**Input for this task:**
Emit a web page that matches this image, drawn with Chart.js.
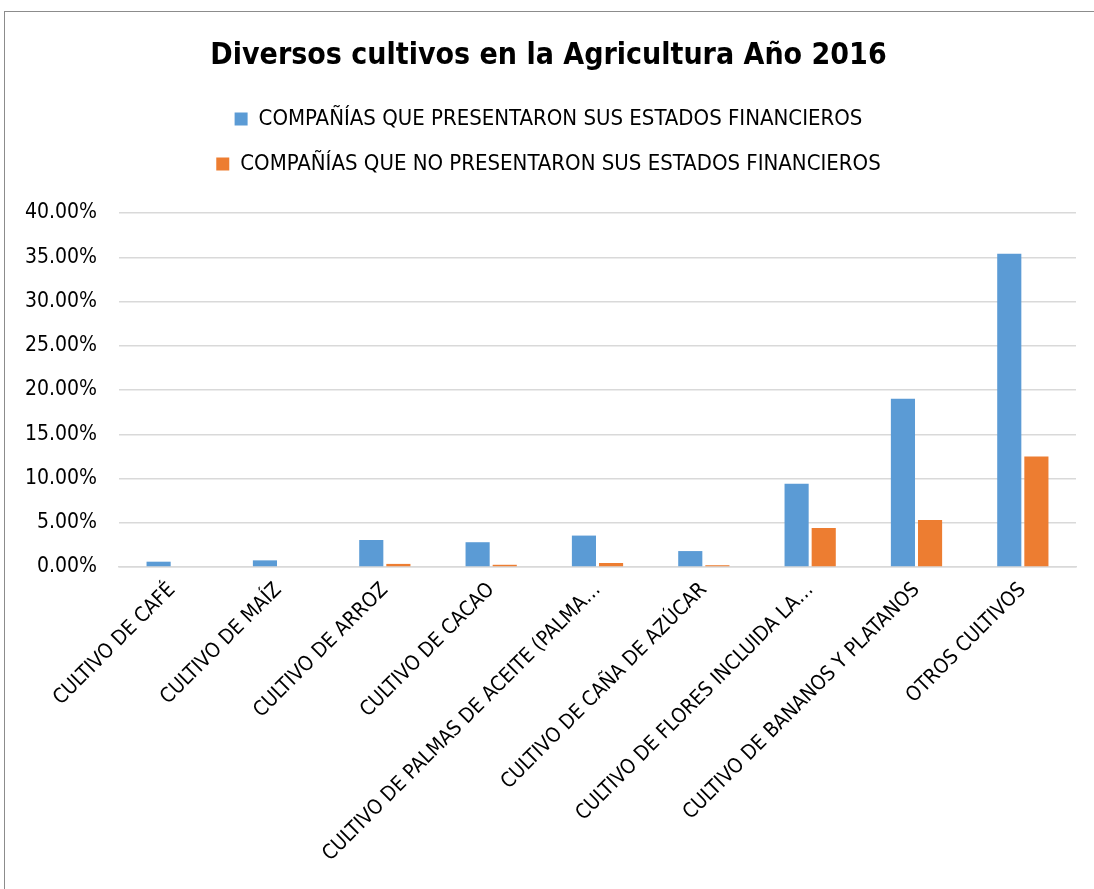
<!DOCTYPE html>
<html>
<head>
<meta charset="utf-8">
<script src="https://cdn.jsdelivr.net/npm/chart.js@4.4.0/dist/chart.umd.min.js"></script>
<style>
  body { margin: 0; background: #fff; }
  #marco { position: absolute; left: 4px; top: 11px; width: 1100px; height: 890px; border: 1px solid #8c8c8c; box-sizing: border-box; }
  #grafico { position: absolute; left: 0; top: 0; }
</style>
</head>
<body>
<div id="marco"><canvas id="grafico" width="1090" height="878"></canvas></div>
<script>
// categorias (tal como se ven en el eje)
const categorias = [
  'CULTIVO DE CAFÉ',
  'CULTIVO DE MAÍZ',
  'CULTIVO DE ARROZ',
  'CULTIVO DE CACAO',
  'CULTIVO DE PALMAS DE ACEITE (PALMA…',
  'CULTIVO DE CAÑA DE AZÚCAR',
  'CULTIVO DE FLORES INCLUIDA LA…',
  'CULTIVO DE BANANOS Y PLATANOS',
  'OTROS CULTIVOS'
];
// valores en fraccion (0.354 = 35.40%)
const presentaron = [0.006, 0.0075, 0.0305, 0.028, 0.0355, 0.018, 0.094, 0.19, 0.354];
const noPresentaron = [0, 0, 0.0035, 0.0025, 0.0045, 0.002, 0.044, 0.053, 0.125];
const tituloTexto = 'Diversos cultivos en la Agricultura Año 2016';
const nombreSerie1 = 'COMPAÑÍAS QUE PRESENTARON SUS ESTADOS FINANCIEROS';
const nombreSerie2 = 'COMPAÑÍAS QUE NO PRESENTARON SUS ESTADOS FINANCIEROS';

const fuente = "'DejaVu Sans Condensed', 'Liberation Sans Narrow', sans-serif";
Chart.defaults.font.family = fuente;
Chart.defaults.color = '#000';

// espacio extra debajo de la leyenda
const espacioLeyenda = {
  id: 'espacioLeyenda',
  beforeInit(chart) {
    const fitOriginal = chart.legend.fit;
    chart.legend.fit = function () {
      fitOriginal.bind(chart.legend)();
      this.height += 28;
    };
  }
};

const ctx = document.getElementById('grafico').getContext('2d');
new Chart(ctx, {
  type: 'bar',
  data: {
    labels: categorias,
    datasets: [{
      label: nombreSerie1,
      data: presentaron,
      backgroundColor: '#5b9bd5',
      borderWidth: 0,
      barPercentage: 0.89,
      categoryPercentage: 0.51
    }, {
      label: nombreSerie2,
      data: noPresentaron,
      backgroundColor: '#ed7d31',
      borderWidth: 0,
      barPercentage: 0.89,
      categoryPercentage: 0.51
    }]
  },
  plugins: [espacioLeyenda],
  options: {
    responsive: false,
    animation: false,
    layout: { padding: { left: 16, right: 19, top: 20, bottom: 0 } },
    plugins: {
      title: {
        display: true,
        text: tituloTexto,
        font: { size: 30, weight: 'bold', family: fuente },
        color: '#000',
        padding: { top: 6, bottom: 11 }
      },
      legend: {
        position: 'top',
        labels: {
          boxWidth: 13,
          boxHeight: 13,
          padding: 23,
          font: { size: 22, family: fuente },
          color: '#000'
        }
      },
      tooltip: { enabled: false }
    },
    scales: {
      x: {
        grid: { display: false },
        border: { color: '#d9d9d9', width: 1.5 },
        ticks: {
          maxRotation: 45,
          minRotation: 45,
          autoSkip: false,
          font: { size: 20.5, family: fuente },
          color: '#000'
        },
        afterFit: (escala) => { escala.height = 323; }
      },
      y: {
        min: 0,
        max: 0.4,
        grid: { color: '#d9d9d9', lineWidth: 1.5, drawTicks: false },
        border: { display: false },
        ticks: {
          stepSize: 0.05,
          padding: 22,
          font: { size: 21, family: fuente },
          color: '#000',
          callback: (v) => (v * 100).toFixed(2) + '%'
        },
        afterFit: (escala) => { escala.width = 98; }
      }
    }
  }
});
</script>
</body>
</html>
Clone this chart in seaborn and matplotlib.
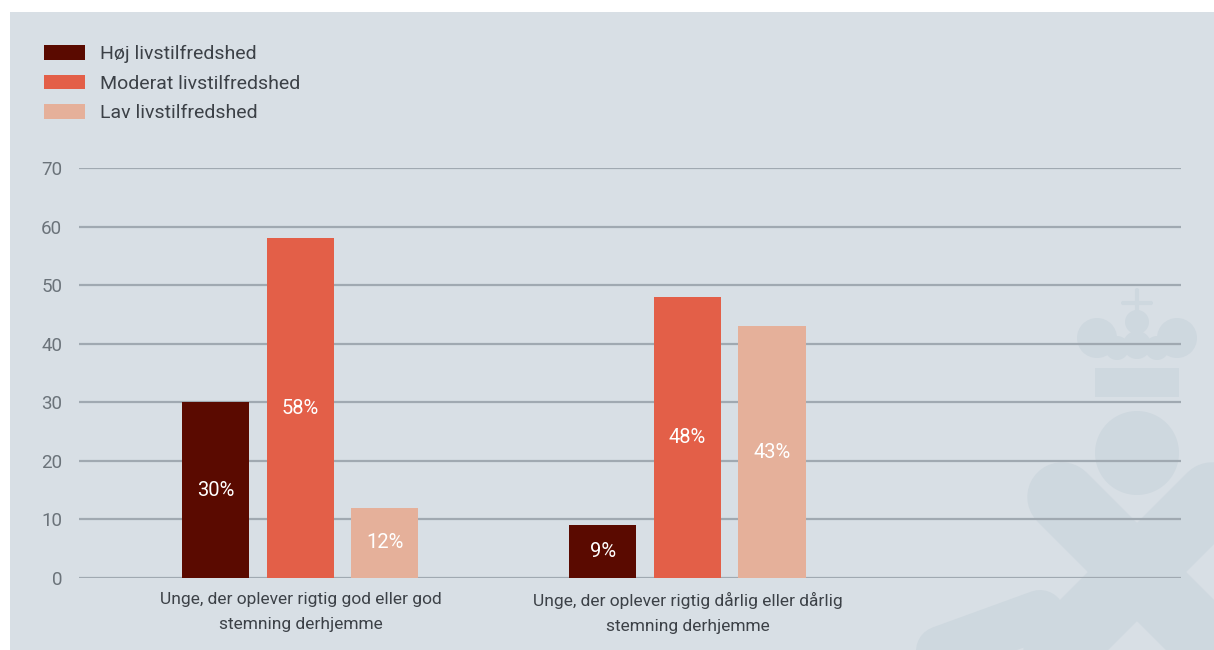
import matplotlib
matplotlib.use('Agg')
import matplotlib.pyplot as plt
from matplotlib.patches import Rectangle, Circle, Patch
import seaborn as sns
import pandas as pd

# data
categories = ['Unge, der oplever rigtig god eller god\nstemning derhjemme',
              'Unge, der oplever rigtig dårlig eller dårlig\nstemning derhjemme']
levels = ['Høj livstilfredshed', 'Moderat livstilfredshed', 'Lav livstilfredshed']
hoej = [30, 9]
moderat = [58, 48]
lav = [12, 43]
y_ticks = [0, 10, 20, 30, 40, 50, 60, 70]

colors = ['#5a0a00', '#e35f48', '#e5b09a']
bg = '#d8dfe5'
wm = '#ced8df'

rows = []
for i, cat in enumerate(categories):
    for lev, vals in zip(levels, [hoej, moderat, lav]):
        rows.append({'kategori': cat, 'niveau': lev, 'andel': vals[i]})
df = pd.DataFrame(rows)

sns.set_theme(style='white')
plt.rcParams['font.family'] = ['Roboto', 'DejaVu Sans']

fig = plt.figure(figsize=(12.14, 6.5), dpi=100)
fig.patch.set_facecolor('white')

# background layer in pixel coordinates: grey panel + faint crest watermark
deco = fig.add_axes([0, 0, 1, 1], zorder=-5)
deco.set_xlim(0, 1214)
deco.set_ylim(650, 0)
deco.set_aspect('equal')
deco.axis('off')
deco.add_patch(Rectangle((10, 12), 1204, 638, facecolor=bg, edgecolor='none'))
# X
deco.plot([1062, 1260], [497, 695], color=wm, lw=50, solid_capstyle='round')
deco.plot([1212, 1000], [497, 709], color=wm, lw=50, solid_capstyle='round')
deco.plot([930, 1040], [655, 615], color=wm, lw=36, solid_capstyle='round')
# ball
deco.add_patch(Circle((1137, 453), 42, facecolor=wm, edgecolor='none'))
# crown
deco.add_patch(Rectangle((1095, 368), 84, 29, facecolor=wm, edgecolor='none'))
for cx, cy, r in [(1097, 338, 20), (1177, 338, 20), (1117, 348, 12),
                  (1157, 348, 12), (1137, 345, 14), (1137, 322, 12)]:
    deco.add_patch(Circle((cx, cy), r, facecolor=wm, edgecolor='none'))
deco.plot([1137, 1137], [290, 315], color=wm, lw=3)
deco.plot([1123, 1151], [303, 303], color=wm, lw=3)

ax = fig.add_axes([79 / 1214, 1 - 578 / 650, 1102 / 1214, 410 / 650])
ax.set_facecolor('none')

sns.barplot(data=df, x='kategori', y='andel', hue='niveau', hue_order=levels,
            palette=colors, width=0.655, gap=0.207, saturation=1,
            linewidth=0, ax=ax, zorder=3, legend=True)

for cont in ax.containers:
    ax.bar_label(cont, labels=[f'{int(v)}%' for v in cont.datavalues],
                 label_type='center', color='white', fontsize=14.5)

ax.set_ylim(0, 70)
ax.set_xlim(-0.572, 2.275)
ax.set_yticks(y_ticks)
ax.yaxis.grid(True, color='#a0a9b1', linewidth=1.6, zorder=0)
ax.set_axisbelow(True)
ax.tick_params(axis='y', length=0, pad=12, labelsize=13.5, labelcolor='#6b737a')
ax.tick_params(axis='x', length=0, pad=10, labelsize=12.5, labelcolor='#3c4147')
for lab in ax.get_xticklabels():
    lab.set_linespacing(1.85)
ax.set_xlabel('')
ax.set_ylabel('')
sns.despine(ax=ax, left=True, bottom=True, top=True, right=True)

# legend in the top left corner
ax.get_legend().remove()
handles = [Patch(facecolor=c, edgecolor='none') for c in colors]
leg = fig.legend(handles, levels, loc='upper left',
                 bbox_to_anchor=(44 / 1214, 1 - 45 / 650),
                 frameon=False, fontsize=14, borderpad=0, borderaxespad=0,
                 handlelength=2.1, handleheight=0.77, handletextpad=0.77,
                 labelspacing=0.6)
for t in leg.get_texts():
    t.set_color('#3c4147')

fig.savefig('out.png', dpi=100)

**Task prompt:** Look above for the line with "Clone this chart in seaborn and matplotlib." and the line with "df = pd.DataFrame(rows)"; set down those two lines and all lines between them exactly, without pictures and without anything else.

**Answer for this exercise:**
Clone this chart in seaborn and matplotlib.
import matplotlib
matplotlib.use('Agg')
import matplotlib.pyplot as plt
from matplotlib.patches import Rectangle, Circle, Patch
import seaborn as sns
import pandas as pd

# data
categories = ['Unge, der oplever rigtig god eller god\nstemning derhjemme',
              'Unge, der oplever rigtig dårlig eller dårlig\nstemning derhjemme']
levels = ['Høj livstilfredshed', 'Moderat livstilfredshed', 'Lav livstilfredshed']
hoej = [30, 9]
moderat = [58, 48]
lav = [12, 43]
y_ticks = [0, 10, 20, 30, 40, 50, 60, 70]

colors = ['#5a0a00', '#e35f48', '#e5b09a']
bg = '#d8dfe5'
wm = '#ced8df'

rows = []
for i, cat in enumerate(categories):
    for lev, vals in zip(levels, [hoej, moderat, lav]):
        rows.append({'kategori': cat, 'niveau': lev, 'andel': vals[i]})
df = pd.DataFrame(rows)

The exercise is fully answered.